What Is TTFB?
Time to First Byte (TTFB) measures the elapsed time from a client sending a request to receiving the first byte of the response body. It captures:
- Network latency — round-trip time between client and server
- Server processing time — application code, database queries, external API calls
- Queue time — waiting behind other requests in the server's thread pool
TTFB is a leading indicator of overall page load speed. Google's Core Web Vitals guidelines recommend TTFB below 800 ms for a "Good" rating. For API endpoints, aim for under 200 ms at the 95th percentile.
# Measure TTFB with curl
curl -o /dev/null -s -w 'TTFB: %{time_starttransfer}s\n' https://api.example.com/
Server-Side Optimization
Eliminate Synchronous Blocking
The most common TTFB killers are synchronous operations in the request path: DNS lookups, external HTTP calls, sequential database queries.
# Bad: sequential external calls add up
user = fetch_user(user_id) # 50ms
prefs = fetch_prefs(user_id) # 50ms
perms = fetch_permissions(user_id) # 50ms
# Total: 150ms blocking
# Better: parallelize with asyncio or threads
user, prefs, perms = await asyncio.gather(
fetch_user(user_id),
fetch_prefs(user_id),
fetch_permissions(user_id),
) # Total: ~50ms
Tune the Thread / Worker Pool
If requests queue behind each other, TTFB spikes under load. For CPU-bound workloads, set workers = CPU cores. For I/O-bound (most web APIs), use async workers or more threads:
# Gunicorn: async workers for I/O-bound Django
gunicorn --workers 4 --worker-class uvicorn.workers.UvicornWorker myapp.asgi:application
Database Query Optimization
Database queries are responsible for the majority of TTFB in data-driven APIs. Instrument every endpoint to capture slow queries:
| Technique | Impact |
|---|---|
| Add indexes on filter/sort columns | 100–1000× speedup |
| Use `SELECT` only needed columns | Reduces I/O and deserialization |
| Avoid N+1 queries (`select_related`) | Eliminates cascading round trips |
| Use `EXPLAIN ANALYZE` | Reveals seq scans, hash joins |
| Connection pool (pgBouncer) | Cuts connection overhead |
In Django, use the Django Debug Toolbar or django-silk in development to surface N+1 queries and long-running SQL.
CDN and Edge Computing
Network RTT is a floor on TTFB that no server optimization can overcome. A user in Tokyo hitting a server in Virginia experiences 150–200 ms of network latency alone.

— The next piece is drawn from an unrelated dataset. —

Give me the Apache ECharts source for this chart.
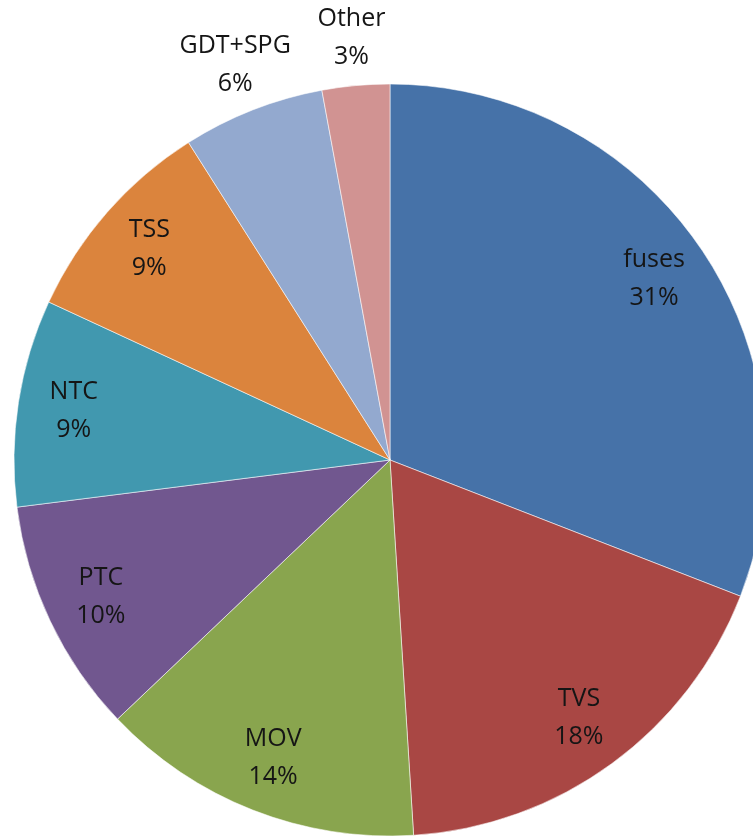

CDN caching is the highest-leverage solution: serve responses from an edge node 5–20 ms away:
Cache-Control: public, s-maxage=300, stale-while-revalidate=600
Edge computing (Cloudflare Workers, Fastly Compute) moves application logic to the CDN edge. Dynamic personalization, A/B routing, and authentication checks can run at the edge without touching the origin.
103 Early Hints
103 Early Hints (RFC 8297) lets the server send Link headers *before* the final response is ready. The browser can start fetching critical subresources (fonts, CSS, JS) while the server is still generating the HTML response body:
HTTP/1.1 103 Early Hints
Link: </styles.css>; rel=preload; as=style
Link: </fonts/geist.woff2>; rel=preload; as=font; crossorigin
(server continues generating response...)
HTTP/1.1 200 OK
Content-Type: text/html
...
103 is particularly effective for server-rendered pages where the HTML generation takes 100–500 ms. Supported by Chrome, Firefox, and major CDNs. Nginx and Caddy support it natively; configure at the edge layer for maximum compatibility.
Measuring and Monitoring
Track TTFB with multiple tools to get a complete picture:
# curl: measure TTFB from different regions via VPN or proxy
curl -o /dev/null -s -w 'DNS: %{time_namelookup}s | Connect: %{time_connect}s | TLS: %{time_appconnect}s | TTFB: %{time_starttransfer}s\n' https://api.example.com/
In production, instrument with real user monitoring (RUM) — Cloudflare Web Analytics, Google CrUX, or Datadog RUM. Aggregate TTFB by country, device type, and endpoint to identify the highest-impact optimizations. Set alerts when p95 TTFB exceeds your SLO threshold.